Weekends as a 20 something living in one of the world’s most beautiful cities are often hectic and intense. The words relax and time out are often spoken of in hushed tones, as something to be revered and thought of as a Holy Grail – you know you have made it in life when you have the leisure to relax.
This is one of my thoughts, as each weekend approaches I hope that I will squeeze in some down time for doing nothing at all. Then of course I read the weather report and find out that the sun will be shining – no time for relaxing in bed with a good book, time for beach and walks and brunches and Sunday sessions. Or it could be that there is another great food/culture/music/art/theatre/comedy festival on and suddenly my whole day is booked tramping round the city hunting down these great moments. Really, life is hard! There is so much happening that even if you do decide to stay home slouch on the couch you are wrecked with waves of guilt due to you wasting a great opportunity to be doing “something”.
On Saturday I had one of those days where the weather was too glorious for me to contemplate staying home. Instead I bundled my friends and a picnic into my car and took us down to the Royal National Park in the south of Sydney. The day before I had googled the best bush walks to do and come up with a medium 11k walk across the Curra Moors. (website idea for someone – make a website with easy to find bushwalks, with maps and descriptions for each walk and most importantly directions on how to get there. Wildwalks is an OK site for information but it’s so hard to navigate that it’s not really worth it unless you know the specific walk you would like to do. If someone wants to take on this idea and also create an App – I would be truly grateful!)
With our backpacks jam-packed with yummy delicious food we headed off into the bush. As most of my walking buddies were from the UK I had a fun time pointing out various flowers and trees such as the Squiggle Bark Gum and the Gymea Lily which was towering over the scrub.
We were walking through coastal bushland which has fewer trees and more shrubs – giving it the impression of a rocky English moor covered in bracken… only with snakes and spiders. We didn’t see another soul and the only sounds that we heard were the warning cries of the finches and lyre birds as they warned their comrades of our presence and the constant scuttle of leaves as lizards scooted off the path and out-of-the-way of our big feet.
About halfway we hit the cliff tops and jumped across a little stream that disappeared over the edge. As we stood there gaping out at the great cliffs a head popped up under the ledge by our feet.
“Oh hello!” I said somewhat startled that there was a human head where my feet were.
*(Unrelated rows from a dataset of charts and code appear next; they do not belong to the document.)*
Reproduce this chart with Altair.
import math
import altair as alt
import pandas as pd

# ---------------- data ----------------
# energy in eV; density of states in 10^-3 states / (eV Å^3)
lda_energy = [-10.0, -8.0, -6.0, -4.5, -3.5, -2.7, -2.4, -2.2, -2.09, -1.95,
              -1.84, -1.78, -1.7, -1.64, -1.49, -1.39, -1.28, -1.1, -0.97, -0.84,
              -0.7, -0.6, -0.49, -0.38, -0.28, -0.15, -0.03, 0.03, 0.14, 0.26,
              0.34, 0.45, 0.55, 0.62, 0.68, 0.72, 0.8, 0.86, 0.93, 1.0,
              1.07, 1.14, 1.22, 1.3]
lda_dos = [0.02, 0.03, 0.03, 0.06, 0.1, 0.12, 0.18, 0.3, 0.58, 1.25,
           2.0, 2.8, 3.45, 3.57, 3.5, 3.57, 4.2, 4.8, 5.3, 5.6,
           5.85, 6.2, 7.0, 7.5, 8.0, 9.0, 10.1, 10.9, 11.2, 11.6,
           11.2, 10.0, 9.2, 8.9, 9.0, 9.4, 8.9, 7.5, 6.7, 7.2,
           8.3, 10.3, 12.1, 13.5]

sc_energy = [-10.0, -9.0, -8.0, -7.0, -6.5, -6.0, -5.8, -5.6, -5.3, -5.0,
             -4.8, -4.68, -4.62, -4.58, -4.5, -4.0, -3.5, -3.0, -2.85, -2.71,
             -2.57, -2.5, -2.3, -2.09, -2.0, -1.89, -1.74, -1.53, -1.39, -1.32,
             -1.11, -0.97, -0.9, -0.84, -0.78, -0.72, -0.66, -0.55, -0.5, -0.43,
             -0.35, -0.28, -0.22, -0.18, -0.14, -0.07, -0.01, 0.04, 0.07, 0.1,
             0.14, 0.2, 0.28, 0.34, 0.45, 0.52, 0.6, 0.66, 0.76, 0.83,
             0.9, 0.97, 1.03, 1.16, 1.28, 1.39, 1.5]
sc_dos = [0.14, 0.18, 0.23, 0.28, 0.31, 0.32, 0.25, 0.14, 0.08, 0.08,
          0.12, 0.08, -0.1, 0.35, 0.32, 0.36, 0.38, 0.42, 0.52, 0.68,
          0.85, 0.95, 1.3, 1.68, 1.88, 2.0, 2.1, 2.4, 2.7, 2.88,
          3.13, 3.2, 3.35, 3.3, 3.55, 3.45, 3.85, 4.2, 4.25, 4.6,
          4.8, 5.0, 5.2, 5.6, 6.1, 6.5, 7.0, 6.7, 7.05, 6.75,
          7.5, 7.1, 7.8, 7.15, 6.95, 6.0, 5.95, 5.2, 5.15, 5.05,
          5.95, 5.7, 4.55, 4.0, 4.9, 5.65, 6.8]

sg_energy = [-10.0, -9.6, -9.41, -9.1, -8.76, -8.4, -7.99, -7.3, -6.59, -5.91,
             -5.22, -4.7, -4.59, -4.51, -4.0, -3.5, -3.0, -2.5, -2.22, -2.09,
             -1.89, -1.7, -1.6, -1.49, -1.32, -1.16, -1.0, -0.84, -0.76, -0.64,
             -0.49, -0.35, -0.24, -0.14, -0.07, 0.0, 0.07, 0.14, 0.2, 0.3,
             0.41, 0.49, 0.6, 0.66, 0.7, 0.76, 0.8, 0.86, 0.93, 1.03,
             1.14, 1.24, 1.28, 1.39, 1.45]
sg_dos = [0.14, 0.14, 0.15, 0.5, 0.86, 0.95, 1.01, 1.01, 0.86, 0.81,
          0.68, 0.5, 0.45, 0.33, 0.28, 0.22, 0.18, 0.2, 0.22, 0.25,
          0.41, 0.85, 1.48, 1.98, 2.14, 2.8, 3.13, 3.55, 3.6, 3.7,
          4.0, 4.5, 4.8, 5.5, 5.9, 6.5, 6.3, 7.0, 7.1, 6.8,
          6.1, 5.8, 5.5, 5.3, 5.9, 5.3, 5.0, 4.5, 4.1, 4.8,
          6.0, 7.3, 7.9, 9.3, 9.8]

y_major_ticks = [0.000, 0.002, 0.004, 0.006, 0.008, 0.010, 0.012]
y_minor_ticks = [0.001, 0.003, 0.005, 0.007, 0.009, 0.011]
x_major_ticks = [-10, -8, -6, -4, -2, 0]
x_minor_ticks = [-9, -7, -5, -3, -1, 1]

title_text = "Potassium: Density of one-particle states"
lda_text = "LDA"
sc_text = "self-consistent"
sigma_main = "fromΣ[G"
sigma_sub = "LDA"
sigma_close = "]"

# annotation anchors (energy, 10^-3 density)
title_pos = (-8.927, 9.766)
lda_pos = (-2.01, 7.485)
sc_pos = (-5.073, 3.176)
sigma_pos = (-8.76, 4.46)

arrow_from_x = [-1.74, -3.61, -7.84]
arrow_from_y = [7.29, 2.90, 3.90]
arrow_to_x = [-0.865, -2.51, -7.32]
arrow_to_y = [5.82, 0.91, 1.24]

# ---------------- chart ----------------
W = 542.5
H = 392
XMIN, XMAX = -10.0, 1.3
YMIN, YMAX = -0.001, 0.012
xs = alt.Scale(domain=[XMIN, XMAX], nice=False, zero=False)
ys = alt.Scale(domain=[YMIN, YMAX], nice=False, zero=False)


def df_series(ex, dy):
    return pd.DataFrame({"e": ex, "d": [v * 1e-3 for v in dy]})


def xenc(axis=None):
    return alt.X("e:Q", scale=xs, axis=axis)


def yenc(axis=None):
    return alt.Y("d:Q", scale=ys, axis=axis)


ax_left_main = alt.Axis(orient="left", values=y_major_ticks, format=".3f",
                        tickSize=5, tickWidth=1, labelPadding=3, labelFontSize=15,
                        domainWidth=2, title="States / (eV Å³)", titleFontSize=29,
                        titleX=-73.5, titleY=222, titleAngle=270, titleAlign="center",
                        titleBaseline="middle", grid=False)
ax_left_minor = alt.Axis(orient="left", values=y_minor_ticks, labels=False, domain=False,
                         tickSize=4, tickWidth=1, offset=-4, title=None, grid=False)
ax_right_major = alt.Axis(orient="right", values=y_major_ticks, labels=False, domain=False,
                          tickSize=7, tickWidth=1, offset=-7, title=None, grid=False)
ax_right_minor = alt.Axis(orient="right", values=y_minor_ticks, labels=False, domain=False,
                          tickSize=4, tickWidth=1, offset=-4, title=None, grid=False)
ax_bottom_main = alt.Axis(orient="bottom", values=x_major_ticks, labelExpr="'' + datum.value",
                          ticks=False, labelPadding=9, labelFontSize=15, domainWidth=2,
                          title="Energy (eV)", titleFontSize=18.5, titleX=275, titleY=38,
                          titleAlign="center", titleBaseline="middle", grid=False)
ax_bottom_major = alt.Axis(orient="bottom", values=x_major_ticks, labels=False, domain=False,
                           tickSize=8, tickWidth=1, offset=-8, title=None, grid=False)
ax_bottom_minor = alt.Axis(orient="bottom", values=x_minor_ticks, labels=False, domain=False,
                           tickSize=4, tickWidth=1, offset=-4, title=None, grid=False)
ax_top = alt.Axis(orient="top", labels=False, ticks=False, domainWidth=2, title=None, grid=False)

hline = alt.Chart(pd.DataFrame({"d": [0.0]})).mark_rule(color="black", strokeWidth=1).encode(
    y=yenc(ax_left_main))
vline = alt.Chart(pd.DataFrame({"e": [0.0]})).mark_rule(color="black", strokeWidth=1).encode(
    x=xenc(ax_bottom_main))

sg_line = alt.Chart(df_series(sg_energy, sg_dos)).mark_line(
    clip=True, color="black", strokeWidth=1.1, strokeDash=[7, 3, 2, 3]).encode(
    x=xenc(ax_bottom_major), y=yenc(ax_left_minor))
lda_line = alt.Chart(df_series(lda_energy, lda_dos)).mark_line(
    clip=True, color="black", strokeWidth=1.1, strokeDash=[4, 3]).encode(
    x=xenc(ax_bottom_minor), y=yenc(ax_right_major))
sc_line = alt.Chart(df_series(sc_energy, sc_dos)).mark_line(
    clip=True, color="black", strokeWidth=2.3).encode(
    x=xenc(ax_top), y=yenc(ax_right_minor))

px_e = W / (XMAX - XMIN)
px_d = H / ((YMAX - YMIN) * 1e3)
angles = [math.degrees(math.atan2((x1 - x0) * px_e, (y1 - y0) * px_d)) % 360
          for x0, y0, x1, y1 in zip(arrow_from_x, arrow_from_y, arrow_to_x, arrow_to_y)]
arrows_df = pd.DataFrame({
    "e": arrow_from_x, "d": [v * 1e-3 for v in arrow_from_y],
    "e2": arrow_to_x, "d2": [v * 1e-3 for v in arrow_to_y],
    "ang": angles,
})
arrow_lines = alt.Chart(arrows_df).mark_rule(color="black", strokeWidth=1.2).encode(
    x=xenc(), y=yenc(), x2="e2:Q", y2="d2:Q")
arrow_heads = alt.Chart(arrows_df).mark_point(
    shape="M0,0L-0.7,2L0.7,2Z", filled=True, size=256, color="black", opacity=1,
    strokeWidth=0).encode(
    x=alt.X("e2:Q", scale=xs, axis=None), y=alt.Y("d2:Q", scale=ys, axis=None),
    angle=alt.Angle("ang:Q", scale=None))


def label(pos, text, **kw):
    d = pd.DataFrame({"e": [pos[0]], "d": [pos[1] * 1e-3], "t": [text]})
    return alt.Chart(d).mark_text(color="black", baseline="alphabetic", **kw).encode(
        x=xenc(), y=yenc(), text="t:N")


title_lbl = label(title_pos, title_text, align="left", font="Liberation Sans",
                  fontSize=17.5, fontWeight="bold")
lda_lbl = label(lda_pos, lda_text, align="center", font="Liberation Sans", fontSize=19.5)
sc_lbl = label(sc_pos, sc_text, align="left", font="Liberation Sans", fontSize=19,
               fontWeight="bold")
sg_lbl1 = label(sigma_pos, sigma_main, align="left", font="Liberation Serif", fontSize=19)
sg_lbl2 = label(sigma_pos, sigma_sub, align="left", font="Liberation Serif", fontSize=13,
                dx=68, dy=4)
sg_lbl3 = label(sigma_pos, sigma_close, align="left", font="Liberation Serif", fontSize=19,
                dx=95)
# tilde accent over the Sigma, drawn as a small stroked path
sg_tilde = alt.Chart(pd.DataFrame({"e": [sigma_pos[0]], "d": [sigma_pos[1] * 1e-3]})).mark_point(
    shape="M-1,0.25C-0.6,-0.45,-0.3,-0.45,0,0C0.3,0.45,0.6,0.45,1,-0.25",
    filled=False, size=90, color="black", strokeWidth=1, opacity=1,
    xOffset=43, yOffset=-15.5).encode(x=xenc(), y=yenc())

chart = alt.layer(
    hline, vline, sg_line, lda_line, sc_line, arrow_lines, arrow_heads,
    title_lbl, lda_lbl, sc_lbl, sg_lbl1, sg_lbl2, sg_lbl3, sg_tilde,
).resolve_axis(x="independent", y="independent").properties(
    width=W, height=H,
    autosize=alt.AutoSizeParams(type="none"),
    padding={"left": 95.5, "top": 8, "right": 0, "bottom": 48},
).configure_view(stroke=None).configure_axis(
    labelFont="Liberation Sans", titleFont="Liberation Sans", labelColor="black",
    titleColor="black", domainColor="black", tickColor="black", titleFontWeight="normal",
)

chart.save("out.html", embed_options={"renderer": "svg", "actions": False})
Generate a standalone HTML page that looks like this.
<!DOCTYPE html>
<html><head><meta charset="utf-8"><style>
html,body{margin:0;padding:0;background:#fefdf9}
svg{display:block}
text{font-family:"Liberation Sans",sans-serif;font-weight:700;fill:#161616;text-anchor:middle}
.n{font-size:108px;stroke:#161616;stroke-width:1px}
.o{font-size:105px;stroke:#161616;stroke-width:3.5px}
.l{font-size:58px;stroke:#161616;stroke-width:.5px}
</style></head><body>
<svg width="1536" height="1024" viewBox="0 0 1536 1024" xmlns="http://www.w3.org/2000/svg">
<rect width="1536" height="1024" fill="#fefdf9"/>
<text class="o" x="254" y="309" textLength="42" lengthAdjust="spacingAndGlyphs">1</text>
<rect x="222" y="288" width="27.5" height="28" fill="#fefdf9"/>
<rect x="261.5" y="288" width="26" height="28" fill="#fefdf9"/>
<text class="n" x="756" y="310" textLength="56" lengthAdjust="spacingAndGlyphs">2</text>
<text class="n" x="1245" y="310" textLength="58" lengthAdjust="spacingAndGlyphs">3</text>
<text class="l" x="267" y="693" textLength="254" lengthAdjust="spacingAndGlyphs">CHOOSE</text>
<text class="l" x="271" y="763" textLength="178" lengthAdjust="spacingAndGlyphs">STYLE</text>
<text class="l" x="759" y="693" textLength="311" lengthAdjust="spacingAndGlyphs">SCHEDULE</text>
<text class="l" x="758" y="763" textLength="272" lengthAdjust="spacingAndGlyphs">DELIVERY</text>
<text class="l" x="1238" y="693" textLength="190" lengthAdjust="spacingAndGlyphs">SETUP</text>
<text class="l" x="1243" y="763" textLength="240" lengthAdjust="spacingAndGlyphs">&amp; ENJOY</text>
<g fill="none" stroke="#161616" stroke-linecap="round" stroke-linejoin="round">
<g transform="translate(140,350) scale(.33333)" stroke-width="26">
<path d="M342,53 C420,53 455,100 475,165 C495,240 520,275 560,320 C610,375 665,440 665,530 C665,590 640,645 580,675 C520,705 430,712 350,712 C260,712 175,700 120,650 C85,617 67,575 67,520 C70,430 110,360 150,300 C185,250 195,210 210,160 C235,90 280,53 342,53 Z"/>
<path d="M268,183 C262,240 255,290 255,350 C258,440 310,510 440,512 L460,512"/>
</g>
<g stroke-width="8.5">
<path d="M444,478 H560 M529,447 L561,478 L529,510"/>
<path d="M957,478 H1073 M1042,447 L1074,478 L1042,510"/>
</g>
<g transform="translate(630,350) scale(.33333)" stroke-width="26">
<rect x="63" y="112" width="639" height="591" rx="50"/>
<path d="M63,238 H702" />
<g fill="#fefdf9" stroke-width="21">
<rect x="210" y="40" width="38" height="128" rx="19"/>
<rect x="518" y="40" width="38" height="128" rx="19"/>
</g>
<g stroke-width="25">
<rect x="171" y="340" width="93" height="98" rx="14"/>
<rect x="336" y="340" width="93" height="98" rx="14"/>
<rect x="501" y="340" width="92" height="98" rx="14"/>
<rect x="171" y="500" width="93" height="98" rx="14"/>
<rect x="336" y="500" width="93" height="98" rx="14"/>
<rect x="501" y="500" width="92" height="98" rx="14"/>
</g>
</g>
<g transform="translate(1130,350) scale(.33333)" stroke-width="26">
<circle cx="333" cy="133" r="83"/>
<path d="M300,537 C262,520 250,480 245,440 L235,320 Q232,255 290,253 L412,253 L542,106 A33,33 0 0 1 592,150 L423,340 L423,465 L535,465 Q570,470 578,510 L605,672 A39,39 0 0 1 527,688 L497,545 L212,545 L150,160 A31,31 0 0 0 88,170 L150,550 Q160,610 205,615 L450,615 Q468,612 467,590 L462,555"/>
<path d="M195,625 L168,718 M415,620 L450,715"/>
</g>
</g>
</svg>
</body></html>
“Hello there” Said the head back as it began climbing up onto the rock shelf we were standing on – proving that it wasn’t a lonely head but part of a full body.
“Nice day for a walk” I said to the man who had now fully materialised.
“yes it is – you girls, out bushwalking? Want to see a snake, there is a big one just sunning himself”
“Yes, yes I do!”
I clambered down the rock shelf to where the man had appeared so suddenly and slipped over the waterfall creek to the other side. I heard my friends quickly clamber on down behind me – give them their due – not one of them said, ewwwww no!
There on the other side of the creek lying out in the sun was a giant diamond python. At least 2 meters long for what I could see, he gazed at us lazily, blinking in the sunlight before the numerous eyes staring at him made him shy. It took some time for his body to uncurl and move away down to another rock as he was sprawled over some dead branches. He silently took his leave of us. Unlike the bushwalker who had found him. He, walked with us for the next half an hour nattering away about how hard it’s been to break in is new walking boots – riveting stuff! He did show us the crazy path that would take us down to the beach… which I have no doubt we would have missed without him.
The route down to the beach was perilous, involving climbing of rocks, dead trees and random holes. Made worse by the thought that once we were done at the beach we would have to climb back up again… yay! But once down on the beach all of that was forgotten. It was a glorious day for all that it was the first weekend of spring. Within seconds we had all changed and were running head first into the surf – not going to lie it was bloody freezing – but we became numb in a matter of seconds and so proceeded to frolic about in the crystal clear water.
After we had exhausted our remaining energy retired to the grassy hill to eat our picnic and loll about. If the sun hadn’t suddenly disappeared and reminded us that it wasn’t quite summer yet I have no doubt we would have stayed there till dark, Instead we slogged back up the hill and found the car.
Once home a hot shower and a nap was needed before the evenings entertainments could commence.